Challenge: Read the listing below and copy out every line that holds "this".

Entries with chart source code
# # #

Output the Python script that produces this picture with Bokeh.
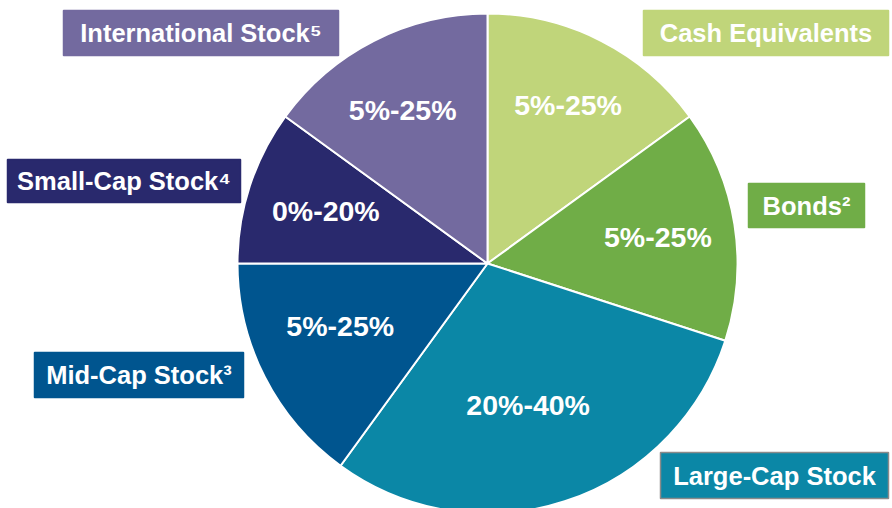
import math
from bokeh.plotting import figure
from bokeh.models import Range1d, ColumnDataSource
from bokeh.core.properties import value
from bokeh.embed import file_html
from bokeh.resources import INLINE

# ---- data ----
categories = ["Cash Equivalents", "Bonds²", "Large-Cap Stock", "Mid-Cap Stock³", "Small-Cap Stock⁴", "International Stock⁵"]
ranges = ["5%-25%", "5%-25%", "20%-40%", "5%-25%", "0%-20%", "5%-25%"]
shares = [15, 15, 30, 15, 10, 15]
colors = ["#c0d57a", "#70ad47", "#0b87a6", "#00558f", "#29296d", "#736a9f"]

# label placement per slice: fraction of radius, angle nudge (degrees)
label_r = [0.71, 0.69, 0.59, 0.64, 0.68, 0.70]
label_da = [0, 0, -2, -4, 0, 2]

W, H = 892, 508
cx, cy, R = 487, H - 263, 250

p = figure(width=W, height=H, output_backend="svg", toolbar_location=None,
           x_range=Range1d(0, W), y_range=Range1d(0, H), min_border=0)
p.axis.visible = False
p.grid.visible = False
p.outline_line_color = None
p.background_fill_color = "white"

total = sum(shares)
starts, ends, lx, ly = [], [], [], []
cum = 0
for s, fr, da in zip(shares, label_r, label_da):
    a0 = math.pi / 2 - 2 * math.pi * cum / total
    cum += s
    a1 = math.pi / 2 - 2 * math.pi * cum / total
    starts.append(a0)
    ends.append(a1)
    mid = (a0 + a1) / 2 + math.radians(da)
    rr = fr * R
    lx.append(cx + rr * math.cos(mid))
    ly.append(cy + rr * math.sin(mid))

src = ColumnDataSource(dict(start=starts, end=ends, color=colors, lx=lx, ly=ly, txt=ranges))
p.wedge(x=cx, y=cy, radius=R, start_angle="start", end_angle="end", direction="clock",
        fill_color="color", line_color="white", line_width=2, source=src)
p.text(x="lx", y="ly", text="txt", source=src, text_color="white",
       text_font=value("Liberation Sans"), text_font_style="bold", text_font_size="28.5px",
       text_align="center", text_baseline="middle")

# ---- label boxes (screen coords: left, top, right, bottom) ----
boxes = [(643, 10, 888, 55), (748, 183, 864, 227), (660, 452, 888, 498),
         (34, 352, 243, 397), (7, 159, 240, 202), (63, 10, 338, 55)]
bx = [(b[0] + b[2]) / 2 for b in boxes]
by = [H - (b[1] + b[3]) / 2 for b in boxes]
bw = [b[2] - b[0] for b in boxes]
bh = [b[3] - b[1] for b in boxes]
border = [None, None, "#8a8a8a", None, None, None]
bsrc = ColumnDataSource(dict(x=bx, y=by, w=bw, h=bh, color=colors, txt=categories,
                             lc=[b if b else c for b, c in zip(border, colors)]))
p.rect(x="x", y="y", width="w", height="h", fill_color="color", line_color="lc",
       line_width=1.5, source=bsrc)
p.text(x="x", y="y", text="txt", source=bsrc, text_color="white",
       text_font=value("Liberation Sans"), text_font_style="bold", text_font_size="25.5px",
       text_align="center", text_baseline="middle")

open("out.html", "w").write(file_html(p, INLINE))
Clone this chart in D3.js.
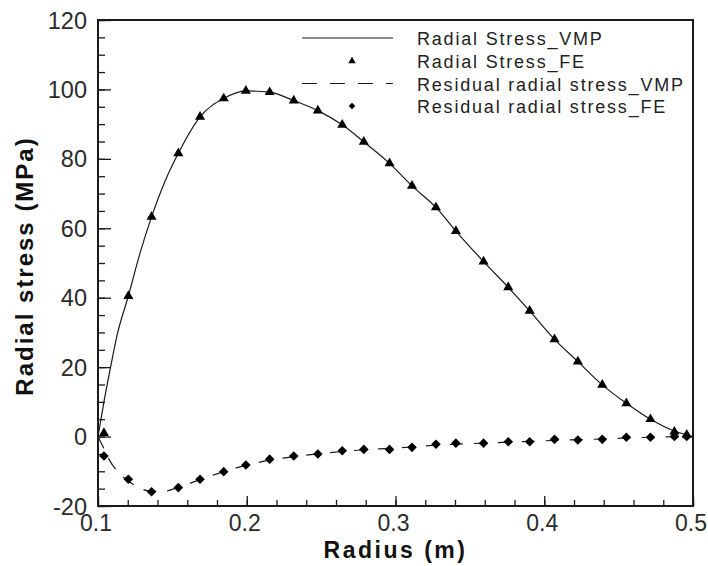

# # #

Output of the task:
Output the Python script that produces this picture with Bokeh.
Clone this chart in D3.js.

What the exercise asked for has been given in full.